Почему? Сейчас понял — почему. Потому что звон фарфоровой крышечки напомнил мне (механически), как Отец, садясь за стол, тяжело опускался в кресло, а его пенсне, висящее на шнурке, стукалось о край тарелки с таким же характерным звяканьем.
Должен написать несколько слов об Отце для Жан-Поля. Никто никогда не расскажет ему о его деде с отцовской стороны.
Его никто не любил… Даже сыновья. Его трудно было любить. Я сам осуждал его очень сурово. Но всегда ли я был прав? Теперь мне кажется, что те черты, которые мешали его любить, были лишь оборотной стороной или, вернее, преувеличением каких-то нравственных свойств, каких-то суровых добродетелей. Не могу сказать, что его жизнь вызывала уважение; и, однако, если посмотреть под известным углом, вся она была посвящена добру, добру в его понимании этого слова. Его странности отвращали людей, а его добродетели не привлекали к нему ничьих симпатий. Его достоинства проявлялись в столь отталкивающих формах, что их чурались сильнее, чем самых ужасных пороков… Думаю, что он сознавал это и жестоко страдал от своего одиночества.
Как-нибудь, Жан-Поль, я наберусь сил и объясню тебе, что за человек был твой дед Тибо.
Снова старый болтун Людовик. Сообщил, прикрывая огромной ладонью усы: «Уж верьте мне, господин доктор, лейтенант Дарро настоящий симулянт».
Я, конечно, не согласился. Людовик убеждённо: «Что есть, то есть». И пояснил: когда Дарро жил во флигеле, он, Людовик, замечал, что Дарро, измеряя температуру, всегда «жулил», — прежде чем поставить градусник, он минут пятнадцать делал резкие движения, а когда записывал температуру, прибавлял себе на листке несколько десятых и т.д.
Я не согласен. Но… Я сам заметил кое-какие неблаговидные вещи. Например, в помещении для ингаляции. Небрежность Дарро во время процедур. Никогда не досиживает до конца, особенно если Бардо или Мазе чем-нибудь заняты. И вообще увиливает от всех процедур, которые проделывает без врачебного контроля, и т.д. Небрежность, тем более странная, что Дарро очень беспокоится о себе, часто советуется со мной, говорит о своём «безнадёжно погибшем здоровье» и пр. (У Дарро нет серьёзных нарушений, но у него скверно с бронхами, и улучшения пока не заметно.)

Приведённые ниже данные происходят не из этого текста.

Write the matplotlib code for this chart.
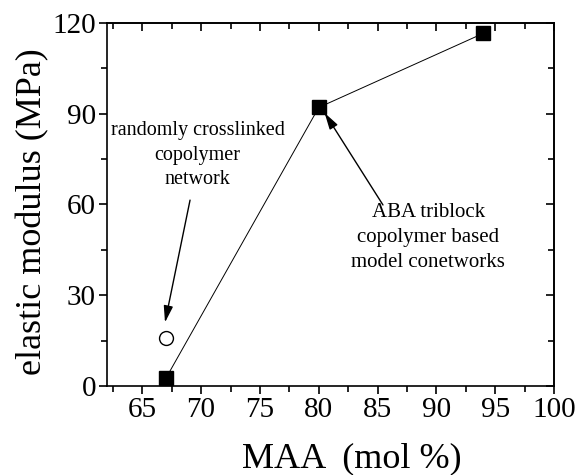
import numpy as np
import matplotlib
matplotlib.use('Agg')
import matplotlib.pyplot as plt
from matplotlib.ticker import MultipleLocator

plt.rcParams['font.family'] = ['Liberation Serif', 'DejaVu Serif']

# data
maa_block = [67, 80, 94]
mod_block = [2.5, 92, 116.5]
maa_random = [67]
mod_random = [16]

fig = plt.figure(figsize=(5.76, 4.75), dpi=100)
ax = fig.add_axes([107/576, 1 - 386/475, (554-107)/576, (386-22.7)/475])

ax.plot(maa_block, mod_block, '-', color='black', lw=0.7, zorder=2)
ax.plot(maa_block, mod_block, 's', color='black', ms=10, zorder=3)
ax.plot(maa_random, mod_random, 'o', mfc='white', mec='black', ms=10, mew=1, zorder=3)

ax.set_xlim(62, 100)
ax.set_ylim(0, 120)
ax.xaxis.set_major_locator(MultipleLocator(5))
ax.xaxis.set_minor_locator(MultipleLocator(2.5))
ax.yaxis.set_major_locator(MultipleLocator(30))
ax.yaxis.set_minor_locator(MultipleLocator(15))

ax.tick_params(which='both', direction='out', top=False, right=False, labelsize=21, width=1.2)
ax.tick_params(which='major', length=6, pad=2)
ax.tick_params(which='minor', length=4)
for sp in ax.spines.values():
    sp.set_linewidth(1.2)

# inward ticks on top and right
sec_x = ax.secondary_xaxis('top')
sec_x.xaxis.set_major_locator(MultipleLocator(5))
sec_x.xaxis.set_minor_locator(MultipleLocator(2.5))
sec_x.tick_params(which='both', direction='in', labeltop=False, width=1.2)
sec_x.tick_params(which='major', length=6)
sec_x.tick_params(which='minor', length=4)
sec_x.spines['top'].set_linewidth(1.2)
sec_y = ax.secondary_yaxis('right')
sec_y.yaxis.set_major_locator(MultipleLocator(30))
sec_y.yaxis.set_minor_locator(MultipleLocator(15))
sec_y.tick_params(which='both', direction='in', labelright=False, width=1.2)
sec_y.tick_params(which='major', length=6)
sec_y.tick_params(which='minor', length=4)
sec_y.spines['right'].set_linewidth(1.2)

ax.set_xlabel('MAA  (mol %)', fontsize=26)
ax.xaxis.set_label_coords(0.548, -0.155)
ax.set_ylabel('elastic modulus (MPa)', fontsize=26)
ax.yaxis.set_label_coords(-0.13, 0.48)

arrow = dict(arrowstyle='-|>,head_length=1.0,head_width=0.28', color='black', lw=1,
             shrinkA=0, shrinkB=0)
ax.text(69.7, 87.5, 'randomly crosslinked\ncopolymer\nnetwork', ha='center', va='top',
        fontsize=14.5, linespacing=1.4)
ax.annotate('', xy=(66.93, 21.0), xytext=(69.06, 61.4), arrowprops=arrow)
ax.text(89.3, 60.5, 'ABA triblock\ncopolymer based\nmodel conetworks', ha='center', va='top',
        fontsize=15, linespacing=1.42)
ax.annotate('', xy=(80.5, 90.2), xytext=(85.46, 59.8), arrowprops=arrow)

fig.savefig('out.png', dpi=100)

Я люблю посидеть здесь на скамейке. Тенистая кипарисовая аллея. Плетёные изгороди. Длинные узкие грядки. Журчание нории. И суетня Пьера и Венсана с лейками в руках.
Упорно думаю о словах Людовика. Если верно, что Дарро симулянт, — дурно это или нет?
Не так-то просто ответить. Как для кого! Для Людовика, у которого оба сына убиты на войне, это дурно, это даже преступление, вроде дезертирства. Он, конечно, считает, что Дарро надо предать суду. Для отца Дарро — это наверняка тоже преступление. (Я его немного знаю. Он несколько раз приезжал к сыну. Пастор из Авиньона. Старый пуританин, патриот. Уговорил младшего сына идти добровольцем.) Да, без сомнения, для отца Дарро это дурно. Ну, а для других? Ну, скажем, для Бардо? Он лечит Дарро в течение четырёх месяцев, привязался к нему. Допустим, он заметит, как тот изощряется, — захочет ли он наказать за обман? Или посмотрит сквозь пальцы? Ну, а сам Дарро, если он действительно повинен в «жульничестве», — чувствует ли он, что это дурно?